PlasmaCalcs.tools.multiprocessing.TaskArray

class PlasmaCalcs.tools.multiprocessing.TaskArray(tasks, *, shape=None, checks=True, **kw_super)

a container for multiple tasks; each Task is a function, args, & kwargs.

Calling self will perform all tasks, returning the result (and updating self.result as well).

tasks: array-like of Tasks, iterables, or callables.: the Tasks to be performed.

any non-Task input will be used to create a Task.

E.g. TaskArray([f1, (f2, args2), Task(f3, args3, kwargs3)])

–> [Task(f1), Task(f2, args2), Task(f3, args3, kwargs3)]
shape: None or tuple: shape that the array of tasks should have.

if None, infer tasks shape using self.task_nest_shape(tasks).

if provided, use the specified shape instead of trying to infer it.
checks: bool: whether to perform checks on the inputs, and possibly convert inputs if needed.

if False, assumes that tasks is already a numpy array of Task objects.

assign_task_idx: {assign_task_idx} printable_process_name: {printable_process_name} errors_ok: {errors_ok} result_missing: {result_missing}

__init__(tasks, *, shape=None, checks=True, **kw_super): should set self.data = something related to stuff.

Methods

Attributes

assign_task_idx(): assign task.i for tasks in self, based on their positions in self.

coarsen(ncoarse=5, *, idx=None): return a TaskPartition containing TaskGroups of size ncoarse.
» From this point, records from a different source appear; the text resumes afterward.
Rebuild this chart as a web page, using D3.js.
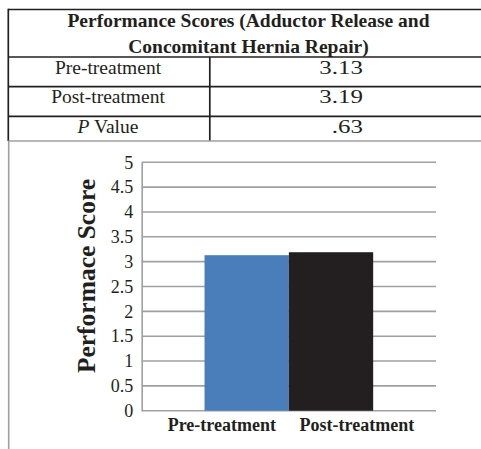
<!DOCTYPE html>
<html>
<head>
<meta charset="utf-8">
<script src="https://cdn.jsdelivr.net/npm/d3@7"></script>
<style>
  html, body { margin: 0; padding: 0; background: #fff; }
  svg { display: block; }
  text { font-family: "Liberation Serif", "Times New Roman", serif; fill: #231f20; }
</style>
</head>
<body>
<svg id="chart" width="481" height="449"></svg>
<script>
// Summary table
const tableTitle = ["Performance Scores (Adductor Release and", "Concomitant Hernia Repair)"];
const tableRows = [
  { label: "Pre-treatment", value: "3.13" },
  { label: "Post-treatment", value: "3.19" },
  { label: "P Value", value: ".63" }
];

// Bar chart data
const categories = ["Pre-treatment", "Post-treatment"];
const scores = [3.13, 3.19];
const barColors = ["#4a7ebb", "#231f20"];
const yTicks = [0, 0.5, 1, 1.5, 2, 2.5, 3, 3.5, 4, 4.5, 5];
const yTitle = "Performace Score";

const svg = d3.select("#chart");

// ---- table ----
const tbl = { left: 8.3, right: 490, divX: 209.8, bottom: 141 };
const ruleYs = [9.5, 57, 86.7, 116.3];
const g = svg.append("g");
const lineCol = "#231f20";

// horizontal rules
g.selectAll("line.h").data(ruleYs).join("line")
  .attr("x1", tbl.left).attr("x2", tbl.right)
  .attr("y1", d => d).attr("y2", d => d)
  .attr("stroke", lineCol).attr("stroke-width", 1.7);

// left border and column divider
g.append("line").attr("x1", tbl.left).attr("x2", tbl.left)
  .attr("y1", ruleYs[0] - 0.8).attr("y2", tbl.bottom)
  .attr("stroke", lineCol).attr("stroke-width", 1.7);
g.append("line").attr("x1", tbl.divX).attr("x2", tbl.divX)
  .attr("y1", ruleYs[1]).attr("y2", tbl.bottom)
  .attr("stroke", lineCol).attr("stroke-width", 1.7);

// title
g.selectAll("text.title").data(tableTitle).join("text")
  .attr("x", 248.5).attr("y", (d, i) => 27 + i * 25.5)
  .attr("text-anchor", "middle")
  .attr("font-size", 19.5).attr("font-weight", "bold")
  .text(d => d);

// rows
const rowTops = ruleYs.slice(1);
const rows = g.selectAll("g.row").data(tableRows).join("g")
  .attr("transform", (d, i) => `translate(0,${rowTops[i]})`);
rows.append("text")
  .attr("x", 108).attr("y", 16.5)
  .attr("text-anchor", "middle").attr("font-size", 19.5)
  .each(function(d) {
    const t = d3.select(this);
    if (d.label.startsWith("P ")) {
      t.append("tspan").attr("font-style", "italic").text("P");
      t.append("tspan").text(" Value");
    } else {
      t.text(d.label);
    }
  });
// values use a wide numeral setting, right-aligned
rows.append("text")
  .attr("transform", "translate(363,16.5) scale(1.28,1)")
  .attr("text-anchor", "end").attr("font-size", 19.5)
  .text(d => d.value);

// chart frame (grey)
const frameCol = "#a0a0a4";
svg.append("line").attr("x1", tbl.left).attr("x2", 481)
  .attr("y1", tbl.bottom).attr("y2", tbl.bottom)
  .attr("stroke", frameCol).attr("stroke-width", 1.7);
svg.append("line").attr("x1", 8.7).attr("x2", 8.7)
  .attr("y1", tbl.bottom).attr("y2", 449)
  .attr("stroke", frameCol).attr("stroke-width", 1.6);

// ---- bar chart ----
const plot = { left: 141.7, right: 436, top: 162.3, bottom: 410.7 };

const y = d3.scaleLinear().domain([0, 5]).range([plot.bottom, plot.top]);
const x = d3.scaleBand().domain(categories)
  .range([plot.left, plot.right]).paddingInner(0).paddingOuter(0.745);
const xLabel = d3.scalePoint().domain(categories)
  .range([plot.left, plot.right]).padding(0.59);

const chart = svg.append("g");

// gridlines
chart.append("g").selectAll("line").data(yTicks).join("line")
  .attr("x1", plot.left).attr("x2", plot.right)
  .attr("y1", d => y(d)).attr("y2", d => y(d))
  .attr("stroke", frameCol).attr("stroke-width", 1.6);

// bars
chart.append("g").selectAll("rect").data(scores).join("rect")
  .attr("x", (d, i) => x(categories[i]))
  .attr("width", x.bandwidth())
  .attr("y", d => y(d))
  .attr("height", d => y(0) - y(d))
  .attr("fill", (d, i) => barColors[i]);

// y axis
const yAxis = chart.append("g")
  .attr("transform", `translate(${plot.left},0)`)
  .call(d3.axisLeft(y).tickValues(yTicks).tickSize(0).tickPadding(8.5)
    .tickFormat(d3.format("")));
yAxis.select(".domain").attr("stroke", frameCol).attr("stroke-width", 1.6);
yAxis.selectAll("text").attr("font-size", 18)
  .attr("font-family", "Liberation Serif, serif").attr("fill", "#231f20");

// x axis labels
const xAxis = chart.append("g")
  .attr("transform", `translate(0,${plot.bottom})`)
  .call(d3.axisBottom(xLabel).tickSize(0).tickPadding(8));
xAxis.select(".domain").remove();
xAxis.selectAll("text").attr("font-size", 18).attr("font-weight", "bold")
  .attr("font-family", "Liberation Serif, serif").attr("fill", "#231f20");

// y axis title
svg.append("text")
  .attr("transform", `translate(95,276) rotate(-90)`)
  .attr("text-anchor", "middle")
  .attr("font-size", 25.5).attr("font-weight", "bold")
  .text(yTitle);
</script>
</body>
</html>
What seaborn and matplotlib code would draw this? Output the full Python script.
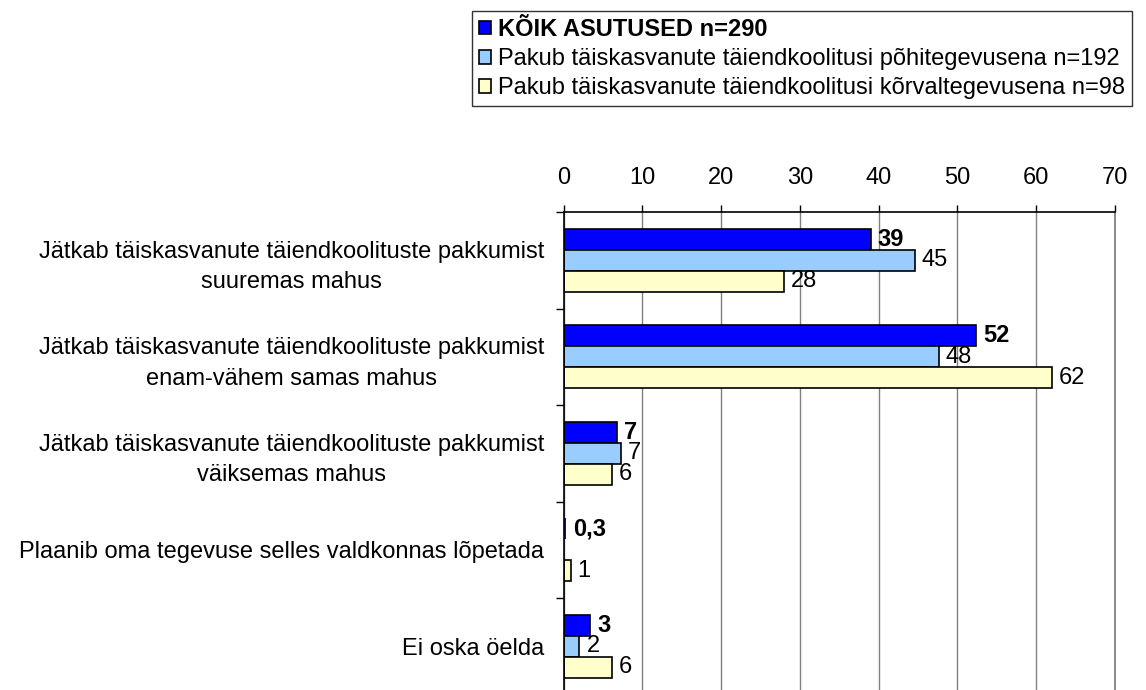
import pandas as pd
import numpy as np
import matplotlib.pyplot as plt
import seaborn as sns

# Andmed (loetud jooniselt)
categories = [
    "Jätkab täiskasvanute täiendkoolituste pakkumist\nsuuremas mahus",
    "Jätkab täiskasvanute täiendkoolituste pakkumist\nenam-vähem samas mahus",
    "Jätkab täiskasvanute täiendkoolituste pakkumist\nväiksemas mahus",
    "Plaanib oma tegevuse selles valdkonnas lõpetada",
    "Ei oska öelda",
]
series_names = [
    "KÕIK ASUTUSED n=290",
    "Pakub täiskasvanute täiendkoolitusi põhitegevusena n=192",
    "Pakub täiskasvanute täiendkoolitusi kõrvaltegevusena n=98",
]
koik = [39.0, 52.4, 6.8, 0.3, 3.4]
pohi = [44.6, 47.6, 7.3, 0.0, 2.0]
korval = [28.0, 62.0, 6.1, 0.9, 6.1]
koik_labels = ["39", "52", "7", "0,3", "3"]
pohi_labels = ["45", "48", "7", "", "2"]
korval_labels = ["28", "62", "6", "1", "6"]
x_ticks = [0, 10, 20, 30, 40, 50, 60, 70]

colors = ["#0000FF", "#99CCFF", "#FFFFCC"]

df = pd.DataFrame({
    "kategooria": categories * 3,
    "grupp": [series_names[0]] * 5 + [series_names[1]] * 5 + [series_names[2]] * 5,
    "vaartus": koik + pohi + korval,
})
all_labels = [koik_labels, pohi_labels, korval_labels]

sns.set_style("white")
plt.rcParams["font.family"] = ["Liberation Sans", "DejaVu Sans"]
plt.rcParams["text.color"] = "black"
plt.rcParams["xtick.labelcolor"] = "black"
plt.rcParams["ytick.labelcolor"] = "black"
fs = 17

W, H = 1146, 690
fig = plt.figure(figsize=(W / 100, H / 100), dpi=100)
ax = fig.add_axes([563.7 / W, -4.5 / H, (1115 - 563.7) / W, (694.5 - 212) / H])

sns.barplot(data=df, x="vaartus", y="kategooria", hue="grupp", orient="h",
            palette=colors, saturation=1, width=0.65, edgecolor="black", linewidth=1.2,
            errorbar=None, ax=ax)

# väärtused tulpade otsa
for i, cont in enumerate(ax.containers):
    for bar, txt in zip(cont, all_labels[i]):
        if bar.get_width() < 0.5:
            bar.set_linewidth(0)
        if txt == "":
            continue
        ax.annotate(txt, (bar.get_width(), bar.get_y() + bar.get_height() / 2),
                    xytext=(5, 0), textcoords="offset points", va="center", ha="left",
                    fontsize=fs, color="black",
                    fontweight="bold" if i == 0 else "normal")

# teljed
ax.set_xlim(0, 70)
ax.set_ylim(4.5, -0.5)
ax.set_xticks(x_ticks)
ax.xaxis.tick_top()
ax.tick_params(axis="x", which="major", top=True, bottom=False, length=5, width=1,
               direction="out", pad=11.5, labelsize=fs, color="black")
ax.set_yticks(np.arange(-0.5, 5, 1), minor=True)
ax.tick_params(axis="y", which="major", length=0, pad=14, labelsize=fs)
ax.tick_params(axis="y", which="minor", left=True, length=5.5, width=1, direction="out", color="black")
for lab in ax.get_yticklabels():
    lab.set_multialignment("center")
    lab.set_linespacing(1.5)
ax.set_xlabel("")
ax.set_ylabel("")
ax.grid(axis="x", color="#808080", lw=1)
ax.set_axisbelow(True)
ax.spines["bottom"].set_visible(False)
ax.spines["right"].set_color("#808080")
ax.spines["right"].set_linewidth(1.3)
ax.spines["top"].set_color("black")
ax.spines["top"].set_linewidth(1.2)
ax.spines["left"].set_color("black")
ax.spines["left"].set_linewidth(1.2)

# legend
handles, labels = ax.get_legend_handles_labels()
ax.get_legend().remove()
leg = fig.legend(handles, labels, loc="upper left", bbox_to_anchor=(472 / W, 1 - 11 / H),
                 fontsize=fs, frameon=True, fancybox=False, edgecolor="black",
                 handlelength=0.5, handleheight=0.5, handletextpad=0.3,
                 labelspacing=0.3, borderpad=0.3, borderaxespad=0)
leg.get_frame().set_linewidth(1)
leg.get_texts()[0].set_fontweight("bold")

fig.savefig("out.png", dpi=100)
Useful for coarsening a TaskContainer for more efficient multiprocessing;

grouping tasks together can reduce the overhead of multiprocessing,

while still allowing for parallel processing as the groups are run in parallel.

if idx is provided, only group the tasks with those indices.

classmethod empty(shape): return a TaskArray of shape shape, filled with UNSET_TASK.

enumerate(idx=None): iterate through i in idx, yielding (i, self[i]) pairs.

If idx is None, iterate through all objs in self (see self._enumerate_all).

property errors_ok: tuple of Exception types which are okay for tasks to raise.

setting self.errors_ok = False –> use empty tuple, i.e. no errors are okay.

setting self.errors_ok = errtype –> use errors_ok = (errtype,).

setting errors_ok will crash if it includes any parent class of KeyboardInterrupt,

e.g. errors_ok=BaseException will crash, but errors_ok=Exception will be fine.

See also: self.errors_ok_tuple

errors_ok_tuple(value=UNSET): returns tuple of okay errors. UNSET –> self.errors_ok.

False –> (). errtype –> (errtype,).

if result includes any parent class of KeyboardInterrupt, raises InputError.

e.g. errors_ok_tuple(BaseException) will crash, but errors_ok_tuple(Exception) will be fine.

init_result(): set self.result = container with similar shape as self, filled with RESULT_MISSING.

Then, return self.result.

The idea is that self.result[idx] will correspond to the result of self[idx].

new_empty(fill=UNSET): return a new array of the same shape as self, filled with the value fill.

property printable_process_name: return the name to be used for progress updates, if any.

If None, use the default: “[type(self)].__call__”.

size(idx=None): return the number of objects in the container, or in idx if provided.

static task_nest_shape(nested_list): returns the implied shape for numpy object array of tasks from nested_list.

This will be the most natural shape to use if each element of nested_list

is an iterable (e.g. tuple) or callable (e.g. function or Task),

and there is no desire to iter(f) for any callable f in the nested_list.